Un risque de manipulation de l’information
Les résolutions externes recueillent de plus en plus de votes d’approbation, comme nous le soulignions dans une revue des travaux antérieurs. Ce processus favorise le débat et la transformation progressive des stratégies des sociétés.
En pratique, les sociétés font face à deux sortes de résolutions externes portant sur le climat : celles qui exigent plus d’informations et celles qui visent à orienter la stratégie de l’entreprise. Les premières rencontrent généralement un écho favorable auprès du management (peu coûteuses) alors que les secondes font débat au-delà du seul lieu de l’assemblée générale.

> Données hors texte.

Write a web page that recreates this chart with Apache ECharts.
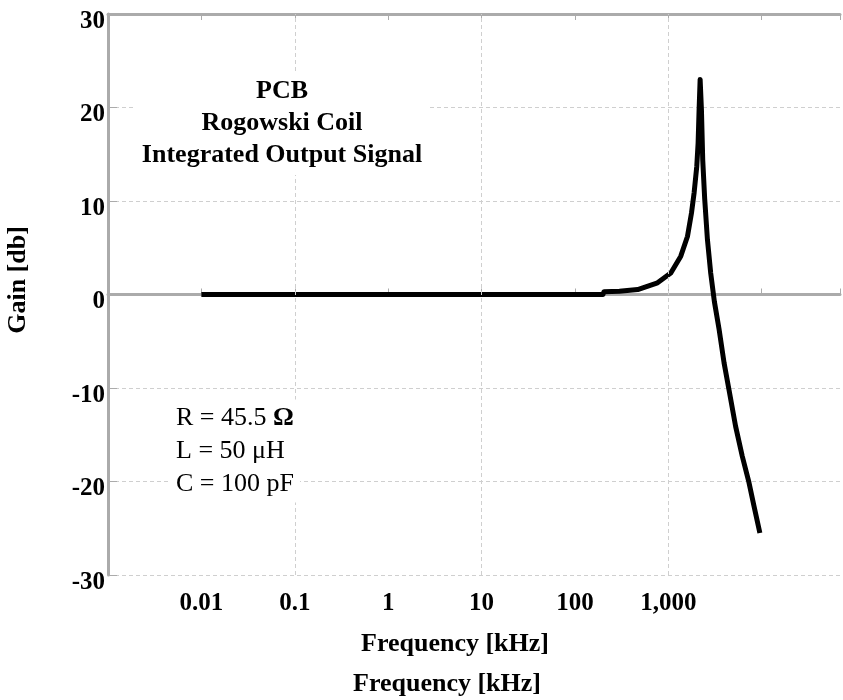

La création d’une régulation « say on climate » relève d’une résolution interne ; elle obligerait les sociétés à réaliser un exercice de style consistant chaque année à rendre compte aux actionnaires dans un cadre de normalisation internationale, entraînant des exigences communes mais minimales.
De plus, dans le cas du « say on pay », on observe un risque de manipulation de l’information soumise aux actionnaires, de sorte que le vote sur les rémunérations s’apparente à un exercice de style de la direction consistant à faire accepter les salaires par les actionnaires sans modification profonde des pratiques.
Inversement, favoriser le dépôt de résolution externe (versus « say on climate ») permet aux actionnaires de porter des exigences plus pertinentes selon les activités de l’entreprise. En France, le dépôt de résolution externe reste difficile si l’on considère que les actionnaires doivent détenir au moins 0,5 % du capital ; et que cette résolution peut être rejetée par le conseil d’administration avant même la tenue de l’assemblée générale. Pour autant, ils peuvent surmonter cet obstacle en constituant des coalitions d’actionnaires.